> EXTRACTED INFORMATION
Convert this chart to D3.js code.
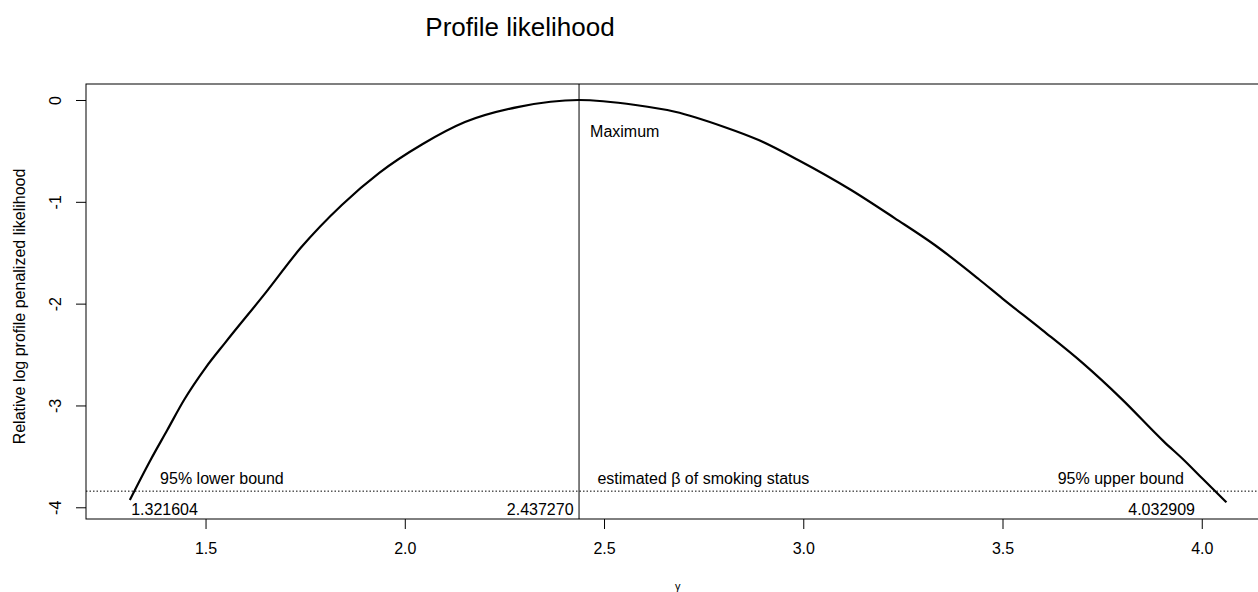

--

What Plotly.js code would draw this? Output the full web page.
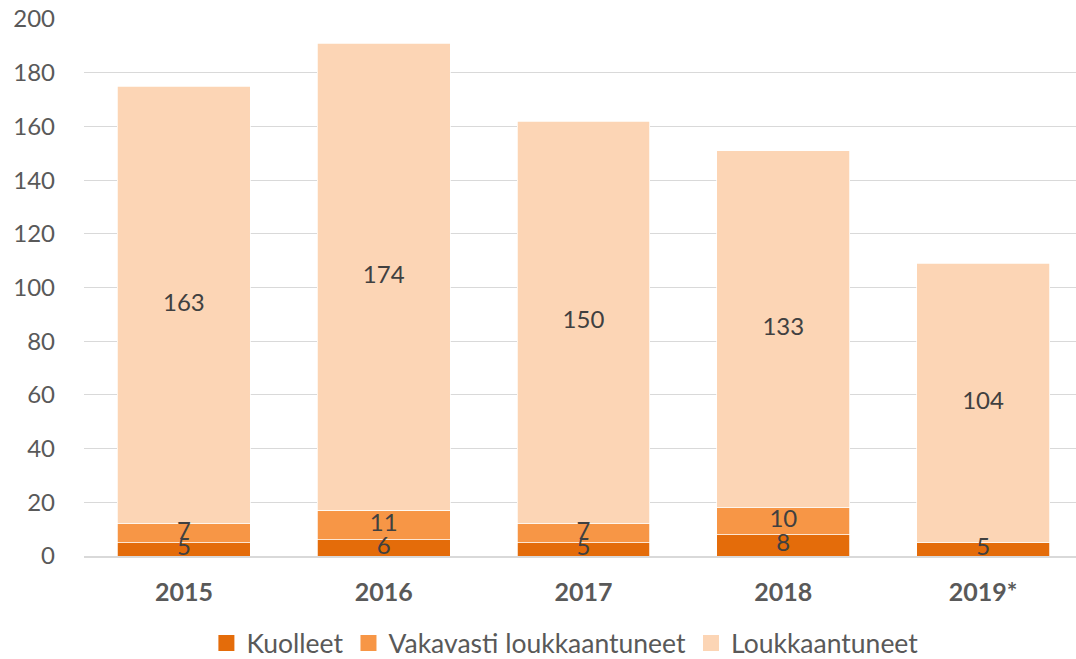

==

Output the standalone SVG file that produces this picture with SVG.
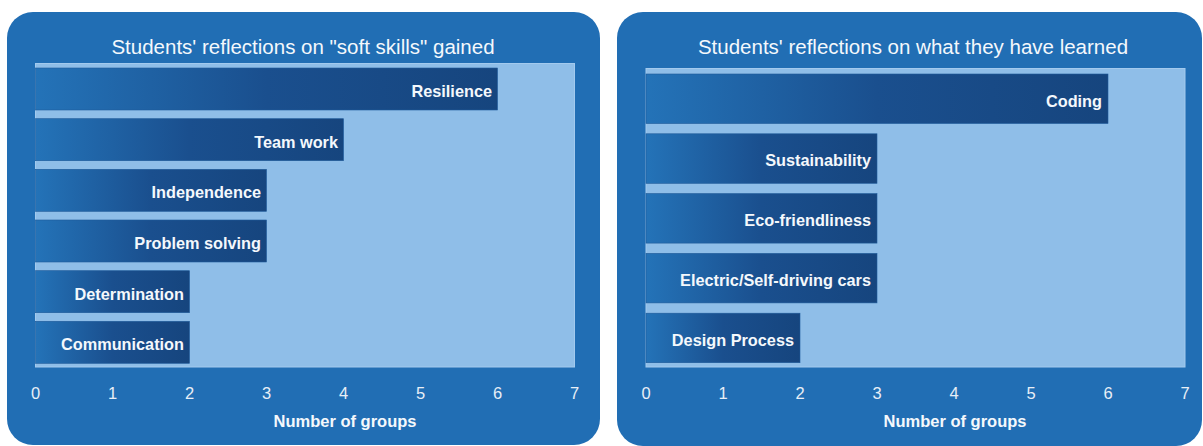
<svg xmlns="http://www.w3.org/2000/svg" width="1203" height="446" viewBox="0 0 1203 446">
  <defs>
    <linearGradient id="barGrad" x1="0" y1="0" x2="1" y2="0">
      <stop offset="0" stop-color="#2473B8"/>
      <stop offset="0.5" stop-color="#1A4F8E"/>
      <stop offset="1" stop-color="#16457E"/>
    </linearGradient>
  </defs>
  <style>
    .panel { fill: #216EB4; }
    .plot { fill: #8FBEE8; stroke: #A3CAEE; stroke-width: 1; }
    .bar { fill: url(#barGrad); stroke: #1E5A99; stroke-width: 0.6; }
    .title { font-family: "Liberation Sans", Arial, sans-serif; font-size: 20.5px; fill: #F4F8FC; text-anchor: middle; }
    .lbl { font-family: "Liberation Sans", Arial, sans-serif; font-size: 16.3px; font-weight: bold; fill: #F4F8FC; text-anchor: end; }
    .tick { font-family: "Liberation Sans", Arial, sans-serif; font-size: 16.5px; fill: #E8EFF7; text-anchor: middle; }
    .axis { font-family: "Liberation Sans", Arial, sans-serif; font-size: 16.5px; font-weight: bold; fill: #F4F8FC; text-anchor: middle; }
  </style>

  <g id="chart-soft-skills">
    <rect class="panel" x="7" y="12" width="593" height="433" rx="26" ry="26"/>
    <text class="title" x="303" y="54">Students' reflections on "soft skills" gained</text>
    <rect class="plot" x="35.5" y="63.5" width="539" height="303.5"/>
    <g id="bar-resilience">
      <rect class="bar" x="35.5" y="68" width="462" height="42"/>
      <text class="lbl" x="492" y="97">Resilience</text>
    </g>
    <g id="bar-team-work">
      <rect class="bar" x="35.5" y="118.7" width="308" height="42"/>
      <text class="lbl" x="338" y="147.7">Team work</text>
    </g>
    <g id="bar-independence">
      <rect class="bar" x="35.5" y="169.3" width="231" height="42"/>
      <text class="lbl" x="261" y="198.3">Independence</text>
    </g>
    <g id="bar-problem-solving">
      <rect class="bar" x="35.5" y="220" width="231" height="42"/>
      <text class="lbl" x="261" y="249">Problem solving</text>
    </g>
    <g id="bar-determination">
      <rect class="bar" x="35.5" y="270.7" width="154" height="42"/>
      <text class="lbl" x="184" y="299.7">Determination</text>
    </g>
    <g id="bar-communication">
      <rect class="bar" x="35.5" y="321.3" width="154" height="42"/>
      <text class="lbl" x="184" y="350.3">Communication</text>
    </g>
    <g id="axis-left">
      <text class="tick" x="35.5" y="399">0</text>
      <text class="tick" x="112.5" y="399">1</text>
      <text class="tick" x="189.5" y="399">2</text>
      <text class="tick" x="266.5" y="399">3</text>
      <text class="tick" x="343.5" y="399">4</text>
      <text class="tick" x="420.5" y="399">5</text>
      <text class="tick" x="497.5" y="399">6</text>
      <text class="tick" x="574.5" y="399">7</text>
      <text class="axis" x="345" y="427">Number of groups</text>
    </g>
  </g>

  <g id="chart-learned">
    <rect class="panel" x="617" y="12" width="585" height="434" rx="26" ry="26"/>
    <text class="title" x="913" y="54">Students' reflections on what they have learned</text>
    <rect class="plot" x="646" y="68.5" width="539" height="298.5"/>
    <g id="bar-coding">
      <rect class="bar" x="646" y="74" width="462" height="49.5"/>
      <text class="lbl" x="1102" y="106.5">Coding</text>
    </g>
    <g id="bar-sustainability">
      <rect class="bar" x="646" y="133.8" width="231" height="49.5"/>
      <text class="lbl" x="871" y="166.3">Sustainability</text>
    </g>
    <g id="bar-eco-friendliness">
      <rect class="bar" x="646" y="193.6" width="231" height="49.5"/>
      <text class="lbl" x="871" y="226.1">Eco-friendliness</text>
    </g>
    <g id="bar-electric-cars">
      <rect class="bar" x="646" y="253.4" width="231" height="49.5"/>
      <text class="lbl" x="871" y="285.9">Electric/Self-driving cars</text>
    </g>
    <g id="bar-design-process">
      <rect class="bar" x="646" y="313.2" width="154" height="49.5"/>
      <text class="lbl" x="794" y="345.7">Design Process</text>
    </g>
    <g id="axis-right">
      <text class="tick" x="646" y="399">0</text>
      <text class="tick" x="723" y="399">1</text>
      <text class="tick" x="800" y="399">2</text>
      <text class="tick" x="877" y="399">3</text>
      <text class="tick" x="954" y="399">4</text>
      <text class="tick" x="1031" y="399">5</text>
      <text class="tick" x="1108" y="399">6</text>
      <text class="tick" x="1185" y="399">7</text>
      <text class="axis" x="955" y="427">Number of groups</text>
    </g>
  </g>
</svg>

> THE PROBLEM
Only the number is wanted: how many lines in the entries above contain the string "this"?

> EXERCISE RESPONSE
3